At the beach end of things, the frozen drink exists, and it will find you. There is no shame in this. It is ninety degrees. You are on the water.
Reservation Tips and Practical Advice
The general rule in Broward County is that the better the restaurant, the further in advance you should book – particularly on Thursday through Saturday evenings and during peak winter season, which runs roughly from December through April when the snowbird population arrives from the Northeast and Canada and fills every table of consequence. Blue Moon Fish Co. waterfront tables and any decent Las Olas destination are best booked three to five days ahead during season.
Larb Thai-Isan and Bok Bok Baby both have cult followings that ensure waits without reservations; call ahead or check OpenTable. Gabose Korean BBQ, as noted, rewards patience or strategic timing. Rustic Inn Crabhouse operates on a first-come, first-served basis for much of its trade – the wait is part of the experience, and the patio is a reasonable place to spend it.
Dress codes, by and large, do not exist in the formal sense. Smart casual covers almost every situation. The exception is if you are dining somewhere that has gone to considerable lengths to look like it has a dress code, in which case wearing a linen jacket will not go amiss and may result in a better table.

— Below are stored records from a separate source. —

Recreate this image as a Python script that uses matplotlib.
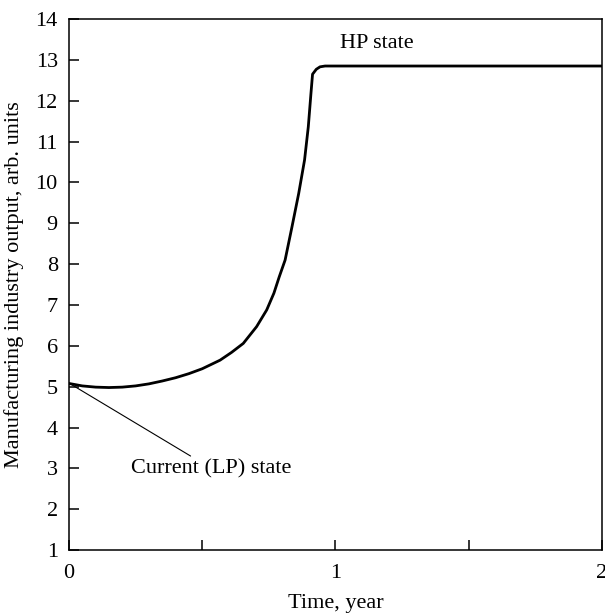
import matplotlib
matplotlib.use("Agg")
import matplotlib.pyplot as plt

# curve
t = [0.0, 0.05, 0.1, 0.15, 0.2, 0.25, 0.3, 0.35, 0.4, 0.45, 0.5, 0.567, 0.61,
     0.654, 0.704, 0.742, 0.769, 0.789, 0.811, 0.837, 0.862, 0.884, 0.898,
     0.908, 0.914, 0.928, 0.942, 0.961, 2.0]
output = [5.08, 5.02, 4.99, 4.98, 4.99, 5.02, 5.07, 5.14, 5.22, 5.32, 5.44, 5.65, 5.84,
          6.06, 6.47, 6.88, 7.29, 7.69, 8.10, 8.92, 9.73, 10.55, 11.36,
          12.18, 12.65, 12.77, 12.83, 12.85, 12.85]

x_ticks = [0, 0.5, 1, 1.5, 2]
x_labels = ["0", "", "1", "", "2"]
y_ticks = list(range(1, 15))

plt.rcParams['font.family'] = ['Liberation Serif', 'DejaVu Serif']
plt.rcParams['font.size'] = 16

fig = plt.figure(figsize=(6.05, 6.14), dpi=100)
ax = fig.add_axes([0.114, 0.104, 0.881, 0.865])

ax.plot(t, output, color="black", lw=2.0)

ax.set_xlim(0, 2)
ax.set_ylim(1, 14)
ax.set_xticks(x_ticks)
ax.set_xticklabels(x_labels)
ax.set_yticks(y_ticks)
ax.tick_params(direction="in", length=7.5, width=1.1, pad=10)
ax.tick_params(axis="y", pad=8)
for s in ax.spines.values():
    s.set_linewidth(1.1)

ax.set_xlabel("Time, year", labelpad=8)
ax.set_ylabel("Manufacturing industry output, arb. units", labelpad=8)

ax.annotate("Current (LP) state", xy=(0.005, 5.07), xytext=(0.233, 3.0),
            va="center", ha="left",
            arrowprops=dict(arrowstyle="-", color="black", lw=0.8, shrinkA=0, shrinkB=0))
ax.text(1.017, 13.39, "HP state", va="center", ha="left")

fig.savefig("out.png", dpi=100)
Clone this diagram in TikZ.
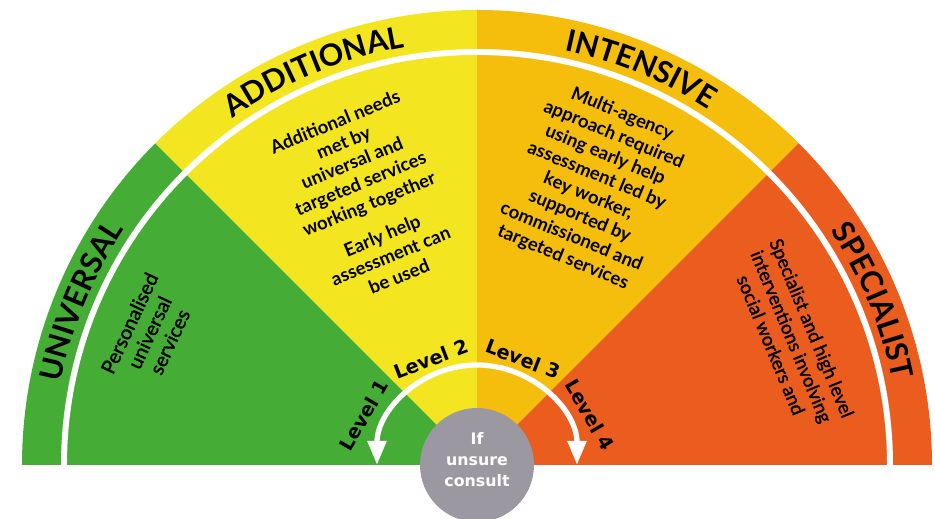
\documentclass[tikz,border=0pt]{standalone}
\usepackage{fontspec}
\setmainfont{Lato}
\newfontfamily\mediumfont[FakeBold=1.5]{Lato}
\newfontfamily\levelfont{DejaVu Sans}
\usepackage{tikz}
\usetikzlibrary{decorations.text, arrows.meta}
\definecolor{universalgreen}{HTML}{45AD35}
\definecolor{additionalyellow}{HTML}{F4E521}
\definecolor{intensiveamber}{HTML}{F5BD0C}
\definecolor{specialistorange}{HTML}{EA5D1E}
\definecolor{consultgrey}{HTML}{9C98A1}
\newcommand{\headfont}{\fontsize{17.3pt}{20pt}\selectfont\bfseries}
\newcommand{\blurbfont}{\fontsize{10.5pt}{12.6pt}\selectfont}
\tikzstyle{blurb} = [align=center, inner sep=0pt, font=\mediumfont\blurbfont]
\tikzstyle{boldblurb} = [blurb, font=\blurbfont\bfseries]
\tikzstyle{levellabel} = [inner sep=0pt, font=\levelfont\fontsize{11pt}{13pt}\selectfont\bfseries]
\tikzstyle{consult} = [circle, fill=consultgrey, minimum size=2.28cm]
\tikzstyle{consulttext} = [text=white, align=center, inner sep=0pt,
	font=\levelfont\fontsize{9pt}{11.9pt}\selectfont\bfseries]
\tikzstyle{levelarrow} = [white, line width=3pt, {Triangle[width=0.36cm,length=0.48cm]}-{Triangle[width=0.36cm,length=0.48cm]}]
\tikzset{heading/.style={decorate, decoration={text along path, text align=center, text={|\headfont|#1}}}}

\begin{document}
\begin{tikzpicture}[x=0.02cm, y=0.02cm]
\useasboundingbox (-477,-54) rectangle (458,465);
% the four bands
\fill[universalgreen] (0,0) -- (180:455) arc[start angle=180, end angle=135, radius=455] -- cycle;
\fill[additionalyellow] (0,0) -- (135:455) arc[start angle=135, end angle=90, radius=455] -- cycle;
\fill[intensiveamber] (0,0) -- (90:455) arc[start angle=90, end angle=45, radius=455] -- cycle;
\fill[specialistorange] (0,0) -- (45:455) arc[start angle=45, end angle=0, radius=455] -- cycle;
\draw[white, line width=3.4pt] (180:413) arc[start angle=180, end angle=0, radius=413];
% headings round the rim
\path[heading=UNIVERSAL] (180:424) arc[start angle=180, end angle=135, radius=424];
\path[heading=ADDITIONAL] (135:424) arc[start angle=135, end angle=90, radius=424];
\path[heading=INTENSIVE] (90:424) arc[start angle=90, end angle=45, radius=424];
\path[heading=SPECIALIST] (45:424) arc[start angle=45, end angle=0, radius=424];
% texts of the bands
\node[blurb, rotate=65, font=\mediumfont\fontsize{11.2pt}{12.6pt}\selectfont] (universal_text) at (-327.5,132.5)
	{Personalised\\universal\\services};
\node[boldblurb, rotate=22.5] (additional_text) at (-110,266)
	{Additional needs\\met by\\universal and\\targeted services\\working together\\[7pt]Early help\\assessment can\\be used};
\node[boldblurb, rotate=-22.5] (intensive_text) at (115.5,279)
	{Multi-agency\\approach required\\using early help\\assessment led by\\key worker,\\supported by\\commissioned and\\targeted services};
\node[blurb, rotate=-67.5] (specialist_text) at (314.5,128.5)
	{Specialist and high level\\interventions involving\\social workers and};
% levels
\draw[levelarrow] (180:100) arc[start angle=180, end angle=0, radius=100];
\node[levellabel, rotate=60] (level_one) at (-113,50) {Level 1};
\node[levellabel, rotate=21] (level_two) at (-46,106) {Level 2};
\node[levellabel, rotate=-21] (level_three) at (46,106) {Level 3};
\node[levellabel, rotate=-60] (level_four) at (113,50) {Level 4};
\node[consult] (if_unsure) at (0,0) {};
\node[consulttext] (if_unsure_text) at (0,5) {If\\unsure\\consult};
\end{tikzpicture}
\end{document}
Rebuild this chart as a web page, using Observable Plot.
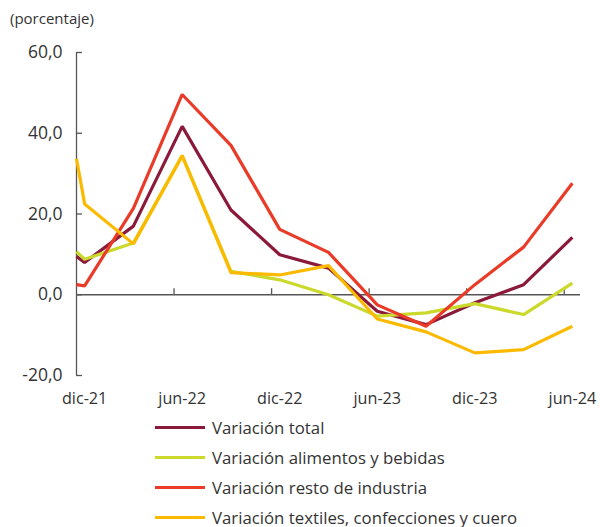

Dining from a Private Villa: The Chef Option
For travellers staying in a luxury villa in Broward County, the private chef option changes the calculus of eating entirely. Rather than working through the restaurant question every evening, you can anchor several meals at home – Florida stone crab brought from the market, grouper sourced from the docks, a proper Cuban-influenced spread that requires a kitchen and a willing hand to do justice to. Many of the luxury villa properties in the county can arrange private chef services, which transforms what might have been another restaurant evening into something more personal and considerably more interesting. The best meals in Broward County might, in the end, be the ones eaten at your own table with the Intracoastal outside and a glass of something cold to hand.